While it is true that the first railroads were being constructed in Incheon around the time portrayed in the film, there's no evidence Kim was involved in the construction of them. In fact, Kim was only forced to labor during his second imprisonment more than a decade after the time portrayed in the film, and on a harbor. Director/writer Lee said he fictionalized this element to respond to a common justification of Japanese imperialism in Korea. In particular, he wanted to emphasize how Japan's forced modernization efforts, in which thousands worked and died in slavery-like conditions, created projects that outwardly seemed beneficial to Korea but in actuality were intended to enrich the Japanese.

In addition, no petitions were sent to Gojong in order to spare Kim's life. Lee claims that Gojong spared Kim simply because of a lack of evidence.

Also, Kim did not actually adopt the name "Kim Gu" around the time period of the movie. He was actually imprisoned twice in his life; the imprisonment the film is based on was the first incident, and it was during his second imprisonment that he changed his name.

==Cast==
===Main===
- Cho Jin-woong as Kim Chang-soo
A Korean independence fighter and the last leader of the Korean provisional government during Japan's colonial occupation in Shanghai.
- Song Seung-heon as Kang Hyung-sik
Prison Director
- Jung Jin-young as Go Jin-sa
Prisoner who is sitting on the death row as a result of leading a Donghak peasantry movement.
- Jung Man-sik as Ma Sang-goo
A fellow prisoner

===Supporting===
- Shin Jung-geun as Jo Duk-pal
- Yoo Seung-mok as Lee Young-dal
- Jung Gyu-soo as Yang Won-jong
- Jeon Bae-soo as Park Dong-goo
- Kim Jae-young as Kim Sang-no
- Lee Seo-won as Kim Chun-dong
- Kim Yoon-sung as Na Choon-bae
- Kwak Dong-yeon as Choi Yoon-suk
- Bae Jin-woong as Choi Jak-doo
- Hiromitsu Takeda as Watanabe
- Yoon Byung-hee as Hwang Bong-goo
- Lee Tae-il as Kim Man-cheol
- Lee Soon-won as Cheon Jong-soo
- Yeom Hye-ran as Visitor

===Special appearance===
- Lee Sun-kyun as Go Jong
- Park So-dam as Yeong-hee

==Production==
The film is the debut of director Lee Won-tae, who wrote the 2015 period film The Magician and produced the 2011 horror romantic-comedy Spellbound.

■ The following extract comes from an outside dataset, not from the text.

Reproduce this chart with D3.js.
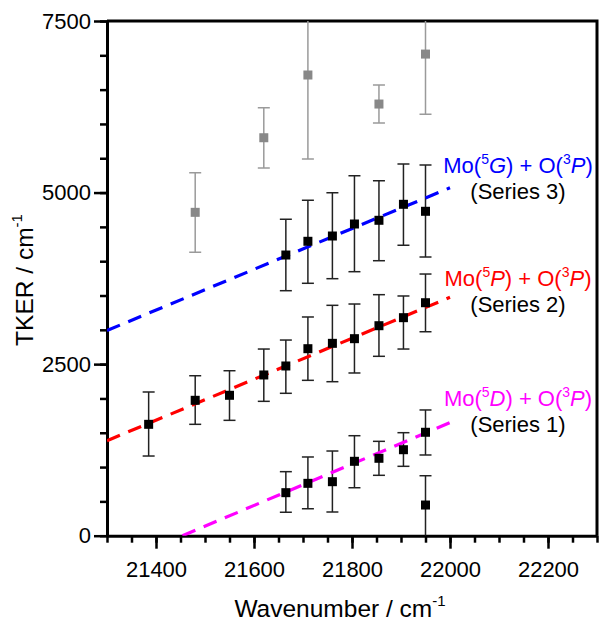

Lee said he first thought of creating the film after visiting one of the original offices of the Korean Provisional Government (KPG) in Shanghai while on a family vacation in winter of 2012. Knowing the history of Kim and the KPG, he wanted to share it with others so they could be similarly moved by visiting historic sites like that. He chose to focus on a moment from Kim's youth, as it was less commonly represented in films about Kim and provided a relatable experience for younger viewers. In addition, Lee claimed he created the film to address debates about the legacy of Japanese colonialism in Korea that remained unresolved as of the creation of the film.

Principal photography began on October 31, 2016. Filming concluded on 31 January 2017.

==Release and reception==
A press conference was held on September 12, 2017 at the CGV Apgujeong theater in Seoul. It was attended by the main cast. The film was released in local cinemas on October 19, 2017.

On its opening weekend the film came in third at the local box office, selling 201,279 tickets and earned , increasing the total ticket sales to 260,189 and in revenue over four days.

=== Reception ===
Critics praised the lead actors, but criticized the story and the unconvincing use of musical cues to evoke particular emotions from the audience. Several noted the similarities between this film and the 1994 film The Shawshank Redemption, which also took place in a prison and portrayed prisoners sympathetically.